Calculate what your GPA would be if you took a full course load and got straight As.
Calculate what rank that would give you.
Calculate the difference between that rank and your current rank.
No, there's grade inflation at a lot of schools in 2L/3L. Better answer would be to look at the 2L cut-offs if those are posted and calculate based on that.
andythefir wrote:I've heard this a couple places, but I don't understand it. There are still curves in 2L, although they are more generous. Does this mean that 1L top 35% folks will fall below median? Do the top handful transfer, the next tier get overwhelmed with law review, and the tier after that check out because they have jobs? Why doesn't the top of the class keep their foot to the gas to get a clerkship? With a curve for some to go up others must go down.

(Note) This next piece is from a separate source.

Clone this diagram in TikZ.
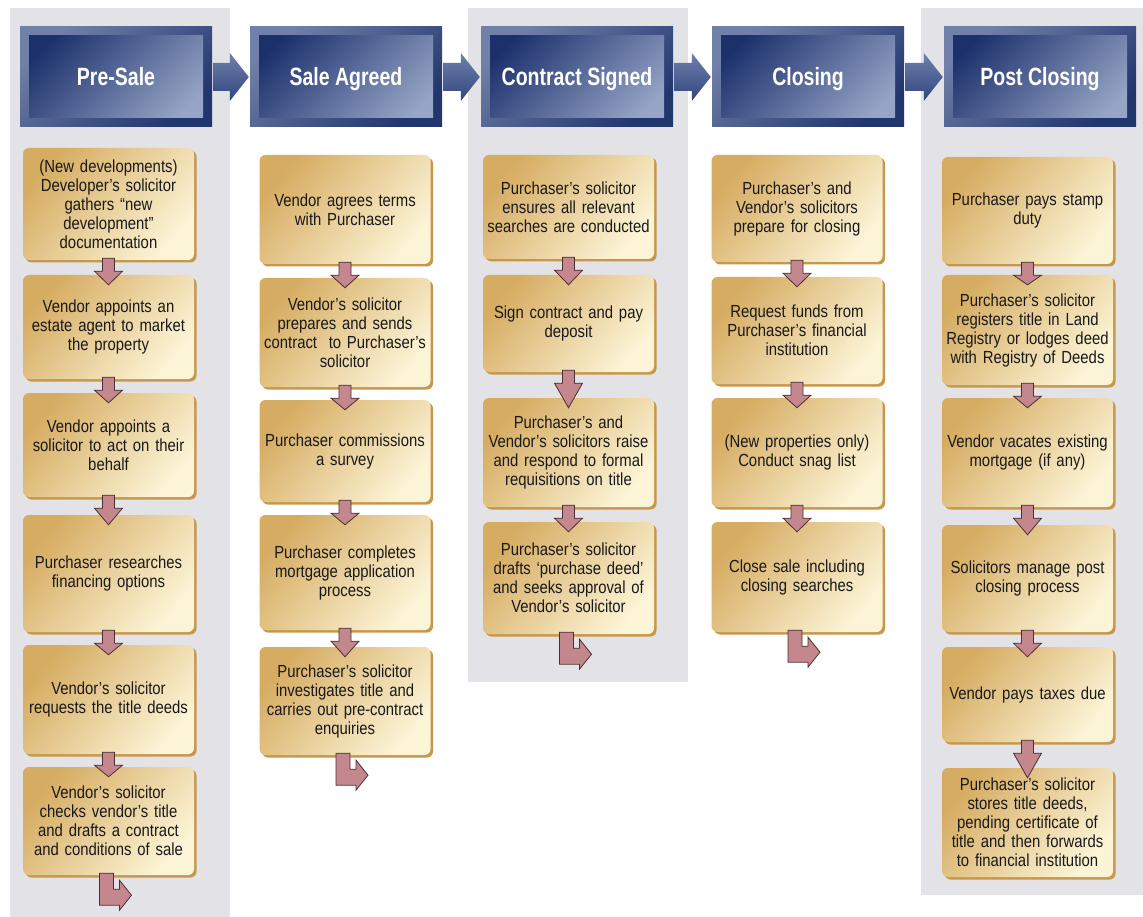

If you're outside the T14, the top students have mostly transferred out and been replaced by students who probably aren't quite as good at law school exams, on average. Also, those with jobs don't care as much unless they're gunning for clerkships, and those without jobs are probably more focused on getting jobs. Not to mention that at least at some schools, the curve is class specific (at mine it was based on the GPA of the average student in the class) so you can game it a bit. So I think there's an argument to me made that it really is easier to move up at a lot of schools (although maybe harder at HYS because you're getting an influx of top performers from other schools).
chasgoose wrote:At my school another factor that helps the curve is an influx of LLM's.
I know at my school they weren't counted on the curve with everyone else so it had no effect (also aren't LLMs primarily in 1L classes?).